Excellent condition with original case.
Kramer Elliot Easton Signature
In 1987, along with many others, another signature guitar came out of Kramer, the Elliot Easton model. Elliot Easton, as you’ll remember was the lead guitarist for the band the Cars. Two models came out the collaboration between Easton and Kramer, the EE Pro I and the EE Pro II. The differences being subtle yet distinguished
Both models had the shape of a somewhat exaggerated Strat, that meaning the body seemed slightly longer with narrow horns with the upper horn extending out a bit more. The EEs came with extended pickguards which covered almost half of the surface of the body and held the pickups and switches.
The EE Pro I had a Duncan JB in the bridge and two APS-1 single coils in the neck and middle positions, two on/off switches for the single coils, a three-way coil tap switch for the humbucker, a rhythm-to-lead bypass switch, one volume, one tone and a Floyd Rose.
Elliot Easton Pro 1
The EE Pro II sported a SLANTED Duncan Hot Lead humbucker and one APS-1 single coil and a five-way switch which tapped the humbucker. These also had had a FIXED bridge via string-through design.
Elliot Easton Pro 2
The most notable feature of the EEs were the pickguard and pickup cover color schemes. Featuring mix and match colors, the EEs really took on a special persona. Some of the colors were as followed:
White body with white/orange/white pickguard and white pickups
Creme body with black/creme/black pickguard with creme pickups
Light blue body with pink/light blue/pink pickguard with pink pickups
Black body with red/black/red pickguard with red pickups
Black body with yellow/black/yellow pickguard with yellow pickups
Black body with white/black/white pickguard with white pickups
Red body with white pickguard and pickups
Sea foam green body with white guard and pickups
White body with rainbow edge pickguard and white pickups
All White version
The bolt-on necks took on the Classic head shape with Kramer block logo and “EE Pro” on the headstock with 21 fret maple fretboard and black dots. In late 1987-early 1988, rosewood fretboards were offered as an option.
Price lists tell us that the Elliot Easton model did not make it into 1989 although the internet shows us many NOS parts and whole guitars are still out there.
Interview Excerpt from Elliot Easton
Elliot had this to say about the signature line in this interview.
From Vintage Guitar Magazine
By Willie G. Moseley
At one time, you had a Kramer signature model guitar.

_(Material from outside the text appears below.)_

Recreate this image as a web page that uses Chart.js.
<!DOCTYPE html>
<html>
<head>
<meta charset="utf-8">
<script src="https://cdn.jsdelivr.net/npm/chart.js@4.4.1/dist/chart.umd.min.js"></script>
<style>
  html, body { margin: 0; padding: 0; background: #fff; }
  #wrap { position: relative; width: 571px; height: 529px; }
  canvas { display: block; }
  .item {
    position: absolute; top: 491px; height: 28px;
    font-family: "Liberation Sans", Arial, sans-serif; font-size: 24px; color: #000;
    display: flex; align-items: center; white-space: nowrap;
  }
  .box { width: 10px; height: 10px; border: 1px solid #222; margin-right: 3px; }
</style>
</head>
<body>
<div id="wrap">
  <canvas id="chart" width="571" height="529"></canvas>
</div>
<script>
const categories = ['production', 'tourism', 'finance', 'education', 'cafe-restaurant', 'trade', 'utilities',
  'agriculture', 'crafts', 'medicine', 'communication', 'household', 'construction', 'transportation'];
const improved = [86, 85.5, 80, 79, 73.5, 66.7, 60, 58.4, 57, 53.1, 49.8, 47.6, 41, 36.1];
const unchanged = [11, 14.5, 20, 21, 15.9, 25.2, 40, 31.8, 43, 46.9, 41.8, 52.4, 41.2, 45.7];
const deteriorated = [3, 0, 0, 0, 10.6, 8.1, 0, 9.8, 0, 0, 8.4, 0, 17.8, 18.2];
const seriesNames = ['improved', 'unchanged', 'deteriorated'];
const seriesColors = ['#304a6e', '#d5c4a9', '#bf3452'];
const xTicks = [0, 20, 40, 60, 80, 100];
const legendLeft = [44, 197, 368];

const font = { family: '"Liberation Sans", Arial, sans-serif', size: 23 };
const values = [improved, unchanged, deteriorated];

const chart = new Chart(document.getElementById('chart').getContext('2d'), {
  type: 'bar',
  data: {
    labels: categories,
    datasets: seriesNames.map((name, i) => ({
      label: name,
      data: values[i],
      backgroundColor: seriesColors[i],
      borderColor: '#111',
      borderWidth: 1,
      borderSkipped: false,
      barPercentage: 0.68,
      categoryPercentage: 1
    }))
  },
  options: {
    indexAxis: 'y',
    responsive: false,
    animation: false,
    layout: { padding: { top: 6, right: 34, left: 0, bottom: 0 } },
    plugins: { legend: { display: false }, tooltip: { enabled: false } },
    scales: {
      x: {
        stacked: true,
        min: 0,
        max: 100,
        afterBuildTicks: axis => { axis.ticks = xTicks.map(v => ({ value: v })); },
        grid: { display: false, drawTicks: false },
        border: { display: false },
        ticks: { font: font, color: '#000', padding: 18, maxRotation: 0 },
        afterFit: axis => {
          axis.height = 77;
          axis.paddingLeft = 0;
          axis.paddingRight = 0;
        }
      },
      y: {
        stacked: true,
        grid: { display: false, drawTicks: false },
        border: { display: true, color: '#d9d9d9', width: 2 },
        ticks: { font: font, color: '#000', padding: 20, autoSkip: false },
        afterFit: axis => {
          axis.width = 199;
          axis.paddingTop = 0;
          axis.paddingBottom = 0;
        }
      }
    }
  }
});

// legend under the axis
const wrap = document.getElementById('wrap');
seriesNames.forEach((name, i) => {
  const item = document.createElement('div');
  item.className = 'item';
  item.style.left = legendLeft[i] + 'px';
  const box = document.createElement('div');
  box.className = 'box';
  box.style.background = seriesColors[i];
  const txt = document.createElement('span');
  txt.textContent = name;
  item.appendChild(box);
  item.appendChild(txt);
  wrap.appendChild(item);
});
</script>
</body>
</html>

That was something that I designed with Tom Anderson, who’s a fine builder. The guy who was running Kramer at the time, Dennis Berardi, loved to hang around rock bands; I don’t know any other way to put it. He was a nice guy, and he offered me the opportunity to design my own signature instrument. I took it as a challenge to come up with something for Kramer that had more of a traditional vibe. At the time, they didn’t offer a guitar that didn’t have a Floyd Rose. So I designed a guitar with a Tele-style bridge. It was available in two models: The Tele bridge and Seymour Duncan Quarter-Pounder system with a five-way switch for a lot of sounds, or with a humbucking-single-single pickup setup with a Floyd Rose. I thought such a guitar might have some appeal to country players and roots rockers who might go for the Tele configuration.

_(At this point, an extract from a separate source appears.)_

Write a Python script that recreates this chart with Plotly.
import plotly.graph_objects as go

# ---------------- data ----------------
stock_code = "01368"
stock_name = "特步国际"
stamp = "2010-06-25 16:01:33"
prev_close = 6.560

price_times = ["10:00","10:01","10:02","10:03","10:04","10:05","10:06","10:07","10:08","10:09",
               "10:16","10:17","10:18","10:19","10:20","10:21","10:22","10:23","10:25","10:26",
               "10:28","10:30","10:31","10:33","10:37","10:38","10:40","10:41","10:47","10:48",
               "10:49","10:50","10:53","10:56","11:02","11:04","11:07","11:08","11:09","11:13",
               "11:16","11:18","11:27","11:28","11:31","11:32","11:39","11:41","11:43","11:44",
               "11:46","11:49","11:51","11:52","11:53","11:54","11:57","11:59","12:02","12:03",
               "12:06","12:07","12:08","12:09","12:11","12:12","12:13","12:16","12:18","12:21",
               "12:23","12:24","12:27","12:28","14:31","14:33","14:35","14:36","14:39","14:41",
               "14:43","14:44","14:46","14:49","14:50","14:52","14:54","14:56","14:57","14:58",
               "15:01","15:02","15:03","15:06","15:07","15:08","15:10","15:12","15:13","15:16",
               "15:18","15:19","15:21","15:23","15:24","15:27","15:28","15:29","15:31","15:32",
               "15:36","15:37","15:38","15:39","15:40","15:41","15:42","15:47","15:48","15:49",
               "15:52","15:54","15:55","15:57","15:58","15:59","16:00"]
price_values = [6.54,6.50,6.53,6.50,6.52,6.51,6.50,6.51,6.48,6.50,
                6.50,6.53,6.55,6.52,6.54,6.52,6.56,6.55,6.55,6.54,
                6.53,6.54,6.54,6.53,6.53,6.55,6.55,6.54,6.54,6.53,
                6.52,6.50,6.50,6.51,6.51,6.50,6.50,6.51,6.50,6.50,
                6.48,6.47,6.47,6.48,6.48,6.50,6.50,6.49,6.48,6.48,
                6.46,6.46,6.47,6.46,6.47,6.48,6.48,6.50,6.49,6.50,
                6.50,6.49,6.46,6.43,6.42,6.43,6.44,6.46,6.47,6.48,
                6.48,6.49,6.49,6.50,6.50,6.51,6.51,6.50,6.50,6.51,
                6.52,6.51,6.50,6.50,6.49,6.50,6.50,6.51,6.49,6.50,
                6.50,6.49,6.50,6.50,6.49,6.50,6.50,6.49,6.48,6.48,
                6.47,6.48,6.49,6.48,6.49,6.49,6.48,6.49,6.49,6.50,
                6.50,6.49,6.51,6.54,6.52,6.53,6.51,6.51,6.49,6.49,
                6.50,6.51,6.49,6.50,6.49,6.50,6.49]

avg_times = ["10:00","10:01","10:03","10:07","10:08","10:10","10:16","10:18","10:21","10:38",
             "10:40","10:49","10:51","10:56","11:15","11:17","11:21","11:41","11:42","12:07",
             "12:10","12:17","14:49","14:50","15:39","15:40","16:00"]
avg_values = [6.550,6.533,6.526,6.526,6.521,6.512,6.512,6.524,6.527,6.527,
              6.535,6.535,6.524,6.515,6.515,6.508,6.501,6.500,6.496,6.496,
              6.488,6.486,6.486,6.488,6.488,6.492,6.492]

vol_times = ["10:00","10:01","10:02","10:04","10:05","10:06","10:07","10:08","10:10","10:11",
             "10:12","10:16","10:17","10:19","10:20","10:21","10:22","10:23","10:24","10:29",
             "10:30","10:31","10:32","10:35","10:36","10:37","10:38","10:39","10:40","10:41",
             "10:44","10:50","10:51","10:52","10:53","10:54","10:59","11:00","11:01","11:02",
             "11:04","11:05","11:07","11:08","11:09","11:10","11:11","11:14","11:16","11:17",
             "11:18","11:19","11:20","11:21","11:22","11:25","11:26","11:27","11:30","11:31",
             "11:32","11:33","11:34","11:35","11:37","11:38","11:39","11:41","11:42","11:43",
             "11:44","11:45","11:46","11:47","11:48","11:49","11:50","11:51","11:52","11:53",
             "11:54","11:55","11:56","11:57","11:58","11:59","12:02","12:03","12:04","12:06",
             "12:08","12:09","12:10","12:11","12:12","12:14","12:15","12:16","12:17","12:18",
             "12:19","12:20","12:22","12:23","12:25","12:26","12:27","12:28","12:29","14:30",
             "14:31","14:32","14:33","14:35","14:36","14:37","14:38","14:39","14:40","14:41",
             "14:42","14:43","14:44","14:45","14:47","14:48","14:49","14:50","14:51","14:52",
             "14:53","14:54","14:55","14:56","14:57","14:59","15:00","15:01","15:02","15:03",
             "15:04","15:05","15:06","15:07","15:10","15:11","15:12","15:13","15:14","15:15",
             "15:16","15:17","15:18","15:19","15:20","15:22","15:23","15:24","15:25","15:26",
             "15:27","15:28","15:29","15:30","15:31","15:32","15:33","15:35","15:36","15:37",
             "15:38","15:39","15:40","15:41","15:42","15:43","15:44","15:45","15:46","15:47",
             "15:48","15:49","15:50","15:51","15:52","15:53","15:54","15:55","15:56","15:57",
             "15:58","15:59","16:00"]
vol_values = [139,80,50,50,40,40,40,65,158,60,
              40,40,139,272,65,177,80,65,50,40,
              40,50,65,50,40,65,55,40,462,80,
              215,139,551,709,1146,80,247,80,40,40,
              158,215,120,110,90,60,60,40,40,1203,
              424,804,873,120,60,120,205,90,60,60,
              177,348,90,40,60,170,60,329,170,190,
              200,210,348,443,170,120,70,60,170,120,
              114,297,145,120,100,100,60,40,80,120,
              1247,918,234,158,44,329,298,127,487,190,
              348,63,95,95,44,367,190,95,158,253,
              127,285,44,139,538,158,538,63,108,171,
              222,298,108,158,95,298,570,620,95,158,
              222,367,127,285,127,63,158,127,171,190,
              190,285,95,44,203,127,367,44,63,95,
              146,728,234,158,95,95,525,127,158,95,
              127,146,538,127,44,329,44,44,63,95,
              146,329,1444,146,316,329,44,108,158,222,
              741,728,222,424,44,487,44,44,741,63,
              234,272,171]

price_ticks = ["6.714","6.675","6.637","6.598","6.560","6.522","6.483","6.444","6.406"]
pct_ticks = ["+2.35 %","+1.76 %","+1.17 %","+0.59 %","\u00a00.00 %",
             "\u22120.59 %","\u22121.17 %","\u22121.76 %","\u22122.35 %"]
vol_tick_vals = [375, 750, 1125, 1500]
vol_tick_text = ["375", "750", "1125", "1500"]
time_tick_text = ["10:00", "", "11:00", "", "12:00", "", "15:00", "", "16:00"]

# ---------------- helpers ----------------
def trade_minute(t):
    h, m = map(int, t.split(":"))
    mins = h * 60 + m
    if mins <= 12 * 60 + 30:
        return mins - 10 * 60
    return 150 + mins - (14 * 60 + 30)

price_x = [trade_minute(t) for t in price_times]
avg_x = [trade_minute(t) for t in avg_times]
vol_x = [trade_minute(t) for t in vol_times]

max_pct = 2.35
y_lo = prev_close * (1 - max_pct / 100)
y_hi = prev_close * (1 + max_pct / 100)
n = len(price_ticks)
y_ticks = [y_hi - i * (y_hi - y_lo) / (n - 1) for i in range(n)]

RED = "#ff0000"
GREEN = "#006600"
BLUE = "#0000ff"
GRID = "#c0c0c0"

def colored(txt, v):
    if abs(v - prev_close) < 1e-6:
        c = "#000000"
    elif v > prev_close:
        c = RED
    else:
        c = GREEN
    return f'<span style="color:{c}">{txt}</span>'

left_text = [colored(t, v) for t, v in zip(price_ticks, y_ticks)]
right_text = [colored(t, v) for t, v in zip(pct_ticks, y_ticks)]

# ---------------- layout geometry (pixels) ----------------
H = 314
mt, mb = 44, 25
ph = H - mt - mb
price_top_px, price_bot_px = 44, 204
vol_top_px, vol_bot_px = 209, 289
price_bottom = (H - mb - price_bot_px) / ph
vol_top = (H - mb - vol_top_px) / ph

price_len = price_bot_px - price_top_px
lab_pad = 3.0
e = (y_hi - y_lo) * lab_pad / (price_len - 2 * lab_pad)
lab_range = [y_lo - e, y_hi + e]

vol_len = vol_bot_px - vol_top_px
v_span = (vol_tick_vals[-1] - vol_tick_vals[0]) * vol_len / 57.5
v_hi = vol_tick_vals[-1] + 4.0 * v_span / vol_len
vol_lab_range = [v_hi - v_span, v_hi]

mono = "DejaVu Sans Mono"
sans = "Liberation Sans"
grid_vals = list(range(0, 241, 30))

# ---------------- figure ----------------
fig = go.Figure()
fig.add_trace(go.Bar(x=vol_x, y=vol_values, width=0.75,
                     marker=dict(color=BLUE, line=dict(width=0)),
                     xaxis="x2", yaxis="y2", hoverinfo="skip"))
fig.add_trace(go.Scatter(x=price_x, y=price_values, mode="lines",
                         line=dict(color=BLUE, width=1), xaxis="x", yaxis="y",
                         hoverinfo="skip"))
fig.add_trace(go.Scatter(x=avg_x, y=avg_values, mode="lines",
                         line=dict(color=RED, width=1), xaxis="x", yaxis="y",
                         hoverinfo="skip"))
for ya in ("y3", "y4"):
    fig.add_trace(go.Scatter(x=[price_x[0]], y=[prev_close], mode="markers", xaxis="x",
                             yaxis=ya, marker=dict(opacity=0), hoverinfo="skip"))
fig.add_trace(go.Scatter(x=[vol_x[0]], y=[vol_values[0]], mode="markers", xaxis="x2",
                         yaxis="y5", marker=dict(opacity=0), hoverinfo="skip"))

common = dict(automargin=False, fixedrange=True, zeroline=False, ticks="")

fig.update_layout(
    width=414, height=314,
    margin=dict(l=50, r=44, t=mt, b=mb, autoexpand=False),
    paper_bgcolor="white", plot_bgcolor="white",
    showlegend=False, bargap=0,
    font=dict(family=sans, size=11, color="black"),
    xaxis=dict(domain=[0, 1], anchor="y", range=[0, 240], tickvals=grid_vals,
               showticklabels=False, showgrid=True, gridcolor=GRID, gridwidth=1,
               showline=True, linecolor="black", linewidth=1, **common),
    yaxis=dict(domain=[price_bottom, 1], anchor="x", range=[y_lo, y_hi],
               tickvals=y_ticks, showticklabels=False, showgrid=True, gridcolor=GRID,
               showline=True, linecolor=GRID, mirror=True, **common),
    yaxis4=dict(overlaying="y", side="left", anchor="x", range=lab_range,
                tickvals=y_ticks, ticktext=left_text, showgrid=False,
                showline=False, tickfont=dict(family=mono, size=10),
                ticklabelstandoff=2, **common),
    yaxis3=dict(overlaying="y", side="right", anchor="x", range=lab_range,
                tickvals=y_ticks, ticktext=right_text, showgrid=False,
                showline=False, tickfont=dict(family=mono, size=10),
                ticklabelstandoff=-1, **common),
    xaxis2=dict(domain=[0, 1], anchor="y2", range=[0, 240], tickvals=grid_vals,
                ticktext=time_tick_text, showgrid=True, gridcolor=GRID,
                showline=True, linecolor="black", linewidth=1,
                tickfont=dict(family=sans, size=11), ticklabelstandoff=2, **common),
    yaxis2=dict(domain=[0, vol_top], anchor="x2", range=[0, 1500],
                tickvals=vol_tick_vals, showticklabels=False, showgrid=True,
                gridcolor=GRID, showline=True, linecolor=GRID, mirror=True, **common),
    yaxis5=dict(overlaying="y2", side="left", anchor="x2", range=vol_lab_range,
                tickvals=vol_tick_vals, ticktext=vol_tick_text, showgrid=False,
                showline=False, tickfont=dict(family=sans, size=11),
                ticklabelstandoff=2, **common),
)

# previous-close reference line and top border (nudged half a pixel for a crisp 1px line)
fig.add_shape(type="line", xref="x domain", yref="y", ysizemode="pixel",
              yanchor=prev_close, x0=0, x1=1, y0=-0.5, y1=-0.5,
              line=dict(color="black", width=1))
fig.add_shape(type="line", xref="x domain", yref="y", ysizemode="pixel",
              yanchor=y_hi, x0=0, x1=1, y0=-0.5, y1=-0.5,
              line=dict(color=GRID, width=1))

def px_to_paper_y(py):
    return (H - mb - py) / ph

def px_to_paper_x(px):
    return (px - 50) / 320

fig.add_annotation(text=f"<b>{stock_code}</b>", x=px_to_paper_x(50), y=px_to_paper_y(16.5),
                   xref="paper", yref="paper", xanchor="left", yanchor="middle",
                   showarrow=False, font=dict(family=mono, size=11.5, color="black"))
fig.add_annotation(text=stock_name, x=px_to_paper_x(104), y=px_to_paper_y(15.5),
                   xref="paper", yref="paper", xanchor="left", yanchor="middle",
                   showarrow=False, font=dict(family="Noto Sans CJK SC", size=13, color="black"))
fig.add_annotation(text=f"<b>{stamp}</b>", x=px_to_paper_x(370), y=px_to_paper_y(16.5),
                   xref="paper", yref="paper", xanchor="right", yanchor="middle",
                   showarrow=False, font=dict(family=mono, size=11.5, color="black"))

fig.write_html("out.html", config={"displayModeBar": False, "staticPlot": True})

Looks-wise, I was inspired at the time by that orange Jackson guitar Jeff Beck was playing around the time of his Flash album. I wanted something that looked like it could have existed, but didn’t. The pickguard on the Kramer is an example; Fender could have done that with their Tele, but didn’t.

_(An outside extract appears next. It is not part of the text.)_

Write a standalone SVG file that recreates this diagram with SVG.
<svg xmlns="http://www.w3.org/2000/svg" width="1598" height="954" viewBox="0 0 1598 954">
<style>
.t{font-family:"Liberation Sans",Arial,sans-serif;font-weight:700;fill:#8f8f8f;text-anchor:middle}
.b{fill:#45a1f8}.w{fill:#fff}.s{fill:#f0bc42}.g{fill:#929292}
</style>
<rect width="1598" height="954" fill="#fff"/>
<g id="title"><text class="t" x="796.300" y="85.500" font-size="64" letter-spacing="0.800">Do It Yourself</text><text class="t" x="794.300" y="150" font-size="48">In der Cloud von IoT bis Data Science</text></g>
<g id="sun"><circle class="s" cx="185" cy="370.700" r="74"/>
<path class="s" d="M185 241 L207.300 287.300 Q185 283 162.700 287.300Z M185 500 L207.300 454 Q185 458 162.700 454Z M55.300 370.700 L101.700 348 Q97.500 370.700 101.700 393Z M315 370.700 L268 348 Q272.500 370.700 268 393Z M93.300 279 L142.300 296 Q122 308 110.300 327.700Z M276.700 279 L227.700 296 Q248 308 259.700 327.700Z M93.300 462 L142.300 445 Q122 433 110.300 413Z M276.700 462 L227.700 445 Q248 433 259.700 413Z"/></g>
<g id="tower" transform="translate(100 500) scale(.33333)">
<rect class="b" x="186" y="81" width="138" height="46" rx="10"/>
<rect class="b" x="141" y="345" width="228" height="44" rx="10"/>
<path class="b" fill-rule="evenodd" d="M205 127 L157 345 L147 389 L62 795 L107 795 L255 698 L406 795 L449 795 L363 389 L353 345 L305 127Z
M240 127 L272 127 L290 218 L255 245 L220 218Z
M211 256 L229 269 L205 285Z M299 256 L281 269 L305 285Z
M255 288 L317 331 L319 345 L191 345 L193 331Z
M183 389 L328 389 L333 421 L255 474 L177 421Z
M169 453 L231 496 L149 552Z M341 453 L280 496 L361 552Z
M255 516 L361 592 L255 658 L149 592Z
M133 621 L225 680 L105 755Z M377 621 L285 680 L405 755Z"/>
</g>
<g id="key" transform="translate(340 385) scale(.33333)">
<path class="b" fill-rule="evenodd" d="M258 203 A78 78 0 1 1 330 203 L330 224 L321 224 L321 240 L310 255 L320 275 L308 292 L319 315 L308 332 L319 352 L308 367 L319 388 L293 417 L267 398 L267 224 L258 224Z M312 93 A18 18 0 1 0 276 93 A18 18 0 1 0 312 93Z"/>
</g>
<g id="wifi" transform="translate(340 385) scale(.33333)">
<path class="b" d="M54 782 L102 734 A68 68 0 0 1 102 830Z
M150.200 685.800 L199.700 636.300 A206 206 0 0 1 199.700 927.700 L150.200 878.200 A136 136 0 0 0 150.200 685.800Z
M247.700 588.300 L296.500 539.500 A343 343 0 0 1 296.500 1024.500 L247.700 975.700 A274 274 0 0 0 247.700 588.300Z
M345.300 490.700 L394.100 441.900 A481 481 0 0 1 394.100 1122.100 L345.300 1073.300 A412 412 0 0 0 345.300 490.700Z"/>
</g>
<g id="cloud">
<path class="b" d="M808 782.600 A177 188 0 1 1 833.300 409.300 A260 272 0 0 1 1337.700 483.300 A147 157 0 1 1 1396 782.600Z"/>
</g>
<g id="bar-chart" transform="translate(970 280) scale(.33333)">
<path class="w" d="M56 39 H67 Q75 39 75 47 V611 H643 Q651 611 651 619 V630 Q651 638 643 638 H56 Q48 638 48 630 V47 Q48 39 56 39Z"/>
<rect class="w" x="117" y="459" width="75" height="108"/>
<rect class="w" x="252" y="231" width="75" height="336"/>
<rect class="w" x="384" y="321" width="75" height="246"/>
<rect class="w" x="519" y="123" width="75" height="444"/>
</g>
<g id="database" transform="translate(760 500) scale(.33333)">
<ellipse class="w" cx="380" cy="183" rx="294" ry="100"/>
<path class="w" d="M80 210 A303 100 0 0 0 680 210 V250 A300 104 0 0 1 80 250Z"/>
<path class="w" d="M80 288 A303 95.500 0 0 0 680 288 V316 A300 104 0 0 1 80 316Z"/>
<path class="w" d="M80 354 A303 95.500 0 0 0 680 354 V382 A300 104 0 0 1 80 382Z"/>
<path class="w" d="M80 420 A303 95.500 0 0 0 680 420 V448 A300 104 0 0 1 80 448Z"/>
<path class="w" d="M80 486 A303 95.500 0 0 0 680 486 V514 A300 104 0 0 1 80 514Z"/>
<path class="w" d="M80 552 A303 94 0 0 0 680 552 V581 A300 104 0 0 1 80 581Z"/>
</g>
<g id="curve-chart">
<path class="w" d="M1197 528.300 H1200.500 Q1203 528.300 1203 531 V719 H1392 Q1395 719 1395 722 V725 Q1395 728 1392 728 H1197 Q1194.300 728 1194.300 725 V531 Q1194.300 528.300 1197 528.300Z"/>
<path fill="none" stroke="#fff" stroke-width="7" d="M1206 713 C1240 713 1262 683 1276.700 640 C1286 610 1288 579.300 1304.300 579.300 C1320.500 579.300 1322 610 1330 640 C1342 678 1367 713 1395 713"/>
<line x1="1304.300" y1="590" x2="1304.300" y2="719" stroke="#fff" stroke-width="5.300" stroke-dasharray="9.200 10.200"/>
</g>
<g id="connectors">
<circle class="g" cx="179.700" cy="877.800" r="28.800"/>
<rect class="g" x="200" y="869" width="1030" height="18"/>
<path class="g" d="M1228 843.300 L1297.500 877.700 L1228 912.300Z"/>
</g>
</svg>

Mick Jagger played one of the Tom Anderson-built prototypes in the Mixed Emotions video. Tom built fabulous guitars, and I can’t honestly say that the production guitars had the “magic” of the Anderson-built ones. That’s not to put Kramer down, but you’re talking about two completely different setups; one is an artist in a small shop, building one guitar at a time, the other is a huge factory, which by its very definition has to turn out a lot of instruments. In effect, Fender has gotten around the same potential problem by offering the Custom Shop; they don’t ask you to expect the same thing out of a Mexican-built Strat as one that Jay Black builds for you (chuckles).